Algérie
Depuis Alger, les critiques d'Emmanuel Macron contre un "système politico-militaire" en place en Algérie sont perçues comme "électoralistes", mais elles traduisent aussi selon des experts le dépit du président français après l'apparent échec de sa politique de réconciliation mémorielle.
Alger a décidé samedi le "rappel immédiat" de son ambassadeur à Paris, en réaction à des propos relayés par le journal Le Monde où Emmanuel Macron affirme que l'Algérie, après son indépendance en 1962, s'est construite sur "une rente mémorielle", entretenue par "le système politico-militaire" et questionne l'existence d'une nation algérienne avant la colonisation française. Dimanche, des sources militaires françaises ont indiqué qu'Alger avait interdit de facto le survol de son territoire aux avions militaires français en guise de riposte.
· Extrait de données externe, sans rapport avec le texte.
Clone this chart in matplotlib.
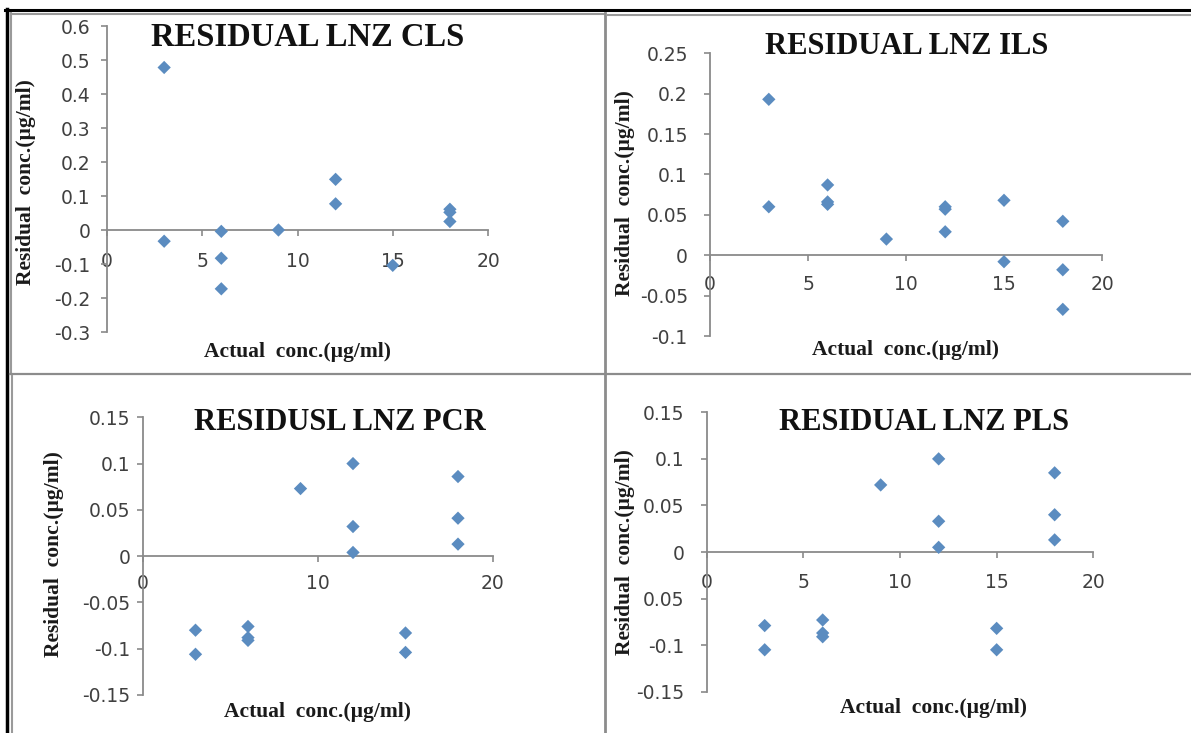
import matplotlib
matplotlib.use("Agg")
import matplotlib.pyplot as plt
from matplotlib.lines import Line2D

W, H = 1191, 733

# ---------------- data ----------------
cls_x = [3, 3, 6, 6, 6, 9, 12, 12, 15, 18, 18, 18]
cls_y = [0.478, -0.033, -0.004, -0.083, -0.173, 0.0, 0.149, 0.077, -0.104, 0.061, 0.052, 0.025]

ils_x = [3, 3, 6, 6, 6, 9, 12, 12, 12, 15, 15, 18, 18, 18]
ils_y = [0.193, 0.060, 0.087, 0.066, 0.063, 0.020, 0.060, 0.057, 0.029, 0.068, -0.008, 0.042, -0.018, -0.067]

pcr_x = [3, 3, 6, 6, 6, 9, 12, 12, 12, 15, 15, 18, 18, 18]
pcr_y = [-0.080, -0.106, -0.076, -0.088, -0.091, 0.073, 0.100, 0.032, 0.004, -0.083, -0.104, 0.086, 0.041, 0.013]

pls_x = [3, 3, 6, 6, 6, 9, 12, 12, 12, 15, 15, 18, 18, 18]
pls_y = [-0.079, -0.105, -0.073, -0.087, -0.091, 0.072, 0.100, 0.033, 0.005, -0.082, -0.105, 0.085, 0.040, 0.013]

titles = ["RESIDUAL LNZ CLS", "RESIDUAL LNZ ILS", "RESIDUSL LNZ PCR", "RESIDUAL LNZ PLS"]
xlabel = "Actual  conc.(\u00b5g/ml)"
ylabel = "Residual  conc.(\u00b5g/ml)"

cls_xticks = [0, 5, 10, 15, 20]
cls_yticks = [0.6, 0.5, 0.4, 0.3, 0.2, 0.1, 0, -0.1, -0.2, -0.3]
cls_ylabels = ["0.6", "0.5", "0.4", "0.3", "0.2", "0.1", "0", "-0.1", "-0.2", "-0.3"]

ils_xticks = [0, 5, 10, 15, 20]
ils_yticks = [0.25, 0.2, 0.15, 0.1, 0.05, 0, -0.05, -0.1]
ils_ylabels = ["0.25", "0.2", "0.15", "0.1", "0.05", "0", "-0.05", "-0.1"]

pcr_xticks = [0, 10, 20]
pcr_yticks = [0.15, 0.1, 0.05, 0, -0.05, -0.1, -0.15]
pcr_ylabels = ["0.15", "0.1", "0.05", "0", "-0.05", "-0.1", "-0.15"]

pls_xticks = [0, 5, 10, 15, 20]
pls_yticks = [0.15, 0.1, 0.05, 0, -0.05, -0.1, -0.15]
pls_ylabels = ["0.15", "0.1", "0.05", "0", "0.05", "-0.1", "-0.15"]

# ---------------- figure ----------------
fig = plt.figure(figsize=(W / 100, H / 100), dpi=100)
fig.patch.set_facecolor("white")

MARK = "#5b8cc0"
SPINE = "#8a8a8a"
TICKC = "#404040"
SERIF = "Liberation Serif"


def px_axes(x0, x1, ytop, ybot):
    return fig.add_axes([x0 / W, 1 - ybot / H, (x1 - x0) / W, (ybot - ytop) / H])


def fig_line(xs, ys, color, lw):
    fig.add_artist(Line2D([x / W for x in xs], [1 - y / H for y in ys],
                          color=color, linewidth=lw, transform=fig.transFigure))


# panel borders
fig_line([5, W], [10, 10], "black", 2.2)
fig_line([7, 7], [9, H], "black", 2.5)
fig_line([11, 604], [13.5, 13.5], "#9a9a9a", 1.5)
fig_line([10.5, 10.5], [13, 374], "#9a9a9a", 1.5)
fig_line([605, 605], [13, H], "#8c8c8c", 2.0)
fig_line([607, W], [15, 15], "#9a9a9a", 1.5)
fig_line([10, W], [374.5, 374.5], "#8c8c8c", 1.6)
fig_line([12, 12], [376, H], "#9a9a9a", 1.5)

panels = [
    dict(box=(107, 488, 26, 332), ylim=(-0.3, 0.6), x=cls_x, y=cls_y, xt=cls_xticks, yt=cls_yticks, yl=cls_ylabels,
         title=(titles[0], 308, 38, 23.5), xlab=(298, 352), ylab=(26, 182), xpad=12, ypad=8),
    dict(box=(710, 1102, 53.3, 336), ylim=(-0.1, 0.25), x=ils_x, y=ils_y, xt=ils_xticks, yt=ils_yticks, yl=ils_ylabels,
         title=(titles[1], 907, 47, 22), xlab=(905, 350), ylab=(625, 193), xpad=10, ypad=12),
    dict(box=(143, 493, 417.3, 695), ylim=(-0.15, 0.15), x=pcr_x, y=pcr_y, xt=pcr_xticks, yt=pcr_yticks, yl=pcr_ylabels,
         title=(titles[2], 340, 422, 22), xlab=(318, 712), ylab=(54, 554), xpad=9, ypad=5),
    dict(box=(706.7, 1093.3, 412.3, 691.7), ylim=(-0.15, 0.15), x=pls_x, y=pls_y, xt=pls_xticks, yt=pls_yticks, yl=pls_ylabels,
         title=(titles[3], 924, 423, 22), xlab=(933, 708), ylab=(625, 552), xpad=11, ypad=12),
]

for p in panels:
    x0, x1, yt_, yb_ = p["box"]
    ax = px_axes(x0, x1, yt_, yb_)
    ax.set_facecolor("none")
    ax.set_xlim(0, 20)
    ax.set_ylim(*p["ylim"])
    ax.scatter(p["x"], p["y"], marker="D", s=46, color=MARK, edgecolors="none", zorder=3, clip_on=False)
    for s in ("top", "right"):
        ax.spines[s].set_visible(False)
    ax.spines["left"].set_color(SPINE)
    ax.spines["left"].set_linewidth(1.3)
    ax.spines["bottom"].set_position(("data", 0))
    ax.spines["bottom"].set_color(SPINE)
    ax.spines["bottom"].set_linewidth(1.3)
    ax.set_xticks(p["xt"])
    ax.set_xticklabels([str(v) for v in p["xt"]])
    ax.set_yticks(p["yt"])
    ax.set_yticklabels(p["yl"])
    ax.tick_params(axis="both", colors=SPINE, labelcolor=TICKC, labelsize=13.5, length=4, width=1.2)
    ax.tick_params(axis="x", pad=p["xpad"])
    ax.tick_params(axis="y", pad=p["ypad"])
    for lab in ax.get_xticklabels() + ax.get_yticklabels():
        lab.set_fontfamily("DejaVu Sans")

    t, cx, cy, sz = p["title"]
    fig.text(cx / W, 1 - cy / H, t, ha="center", va="center", fontsize=sz,
             fontweight="bold", fontfamily=SERIF, color="#111111")
    fig.text(p["xlab"][0] / W, 1 - p["xlab"][1] / H, xlabel, ha="center", va="center",
             fontsize=15.5, fontweight="bold", fontfamily=SERIF, color="#1a1a1a")
    fig.text(p["ylab"][0] / W, 1 - p["ylab"][1] / H, ylabel, ha="center", va="center", rotation=90,
             fontsize=15.5, fontweight="bold", fontfamily=SERIF, color="#1a1a1a")

fig.savefig("out.png", dpi=100, facecolor="white")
Kader Abderrahim, directeur de recherche à l'institut IPSE à Paris, a cependant minimisé l'ampleur de la crise. "C'est un vieux couple qui ne peut plus vivre ensemble mais qui sait qu'il ne peut pas se séparer", dit-il, en soulignant à quel point les intérêts sont entremêlés. "Les Algériens sont imprévisibles. Mais côté français, au bout d'un moment, on va vouloir éviter la rupture car la diaspora qui représente pas loin de deux millions de personnes pourrait se trouver déchirée".
"Objectif électoraliste"
A Alger, l'ambiance est électrique. Le quotidien L'Expression, proche du pouvoir, a estimé qu'Emmanuel Macron s'est laissé aller à "une digression impardonnable, qui n'a jamais été commise par aucun président français". Hassen Kacimi, un expert algérien des questions migratoires, juge qu'Emmanuel Macron a surtout un objectif électoraliste à l'approche de la présidentielle d'avril 2022. "Les politiques en France sont en pleine campagne, Macron aussi", estimant qu'en France, "l'ambiance est dominée par un discours d'extrême-droite".
Hassen Kacimi estime que "les relations entre la France et l'Algérie ne sont jamais sorties du prisme raciste colon/colonisé où l'Algérie a toujours été traitée de haut, de manière méprisante". Un point de vue que tempère Kader Abderrahim en soulignant que "pour la première fois, nous avons deux chefs d'Etat (en France et en Algérie) qui n'ont pas connu la guerre d'Algérie".
Abdelaziz Rahabi, ancien diplomate et ex-ministre algérien voit lui aussi des visées "électoralistes" dans les propos d'Emmanuel Macron. Selon lui, pendant les quatre premières années de tout mandat présidentiel français, l'Algérie est "perçue comme un client et partenaire sécuritaire, et comme un épouvantail la dernière année".
Reconnaissance mémorielle
Hasni Abidi, directeur du centre d'études Cermam à Genève, est convaincu qu'il s'agit d'une "sortie de route calculée par le président français", basée sur "des éléments de langage de ses proches conseillers". Pour cet expert, c'est le résultat d'une "déception" d'Emmanuel Macron notamment face au "retour peu enthousiaste d'Alger à son chantier de reconnaissance mémorielle".
Selon Hasni Abidi, le rapport de l'historien français Benjamin Stora remis en janvier et "censé apaiser les liens a finalement contribué à la montée des tensions". Alger l'a rejeté comme "non objectif", reprochant l'absence de "reconnaissance officielle par la France des crimes de guerre et contre l'humanité perpétrés pendant les 130 années de l'occupation de l'Algérie".
Les dernières déclarations d'Emmanuel Macron "sont de nature à heurter non seulement les autorités algériennes mais aussi une grande partie des Algériens", souligne le directeur du centre d'études Cermam. "Considérer le droit à la vérité comme une rente aux mains du pouvoir représente une humiliation collective" puisqu'"en Algérie il y a consensus autour de cette question", affirme-t-il.
Fibre nationaliste
Pour Kader Abderrahim, au contraire, "les paroles du président Macron sont frappées au coin du bon sens". Il était temps de "dire les choses sur la rente mémorielle, la nature du régime politique, il a dit tout haut ce que les Algériens ne cessent de répéter depuis des années maintenant, notamment avec le Hirak", le mouvement pro-démocratie né en février 2019.
Pour l'expert, Emmanuel Macron fait aussi le constat que "la nature du régime n'a pas changé". Après avoir soutenu son homologue Abdelmadjid Tebboune lors de son élection en 2019 il a "dû accepter qu'aujourd'hui Tebboune est seul, isolé". La réaction d'Alger correspond surtout à "une nouvelle tentative du régime" de "jouer sur la fibre nationaliste", selon le spécialiste.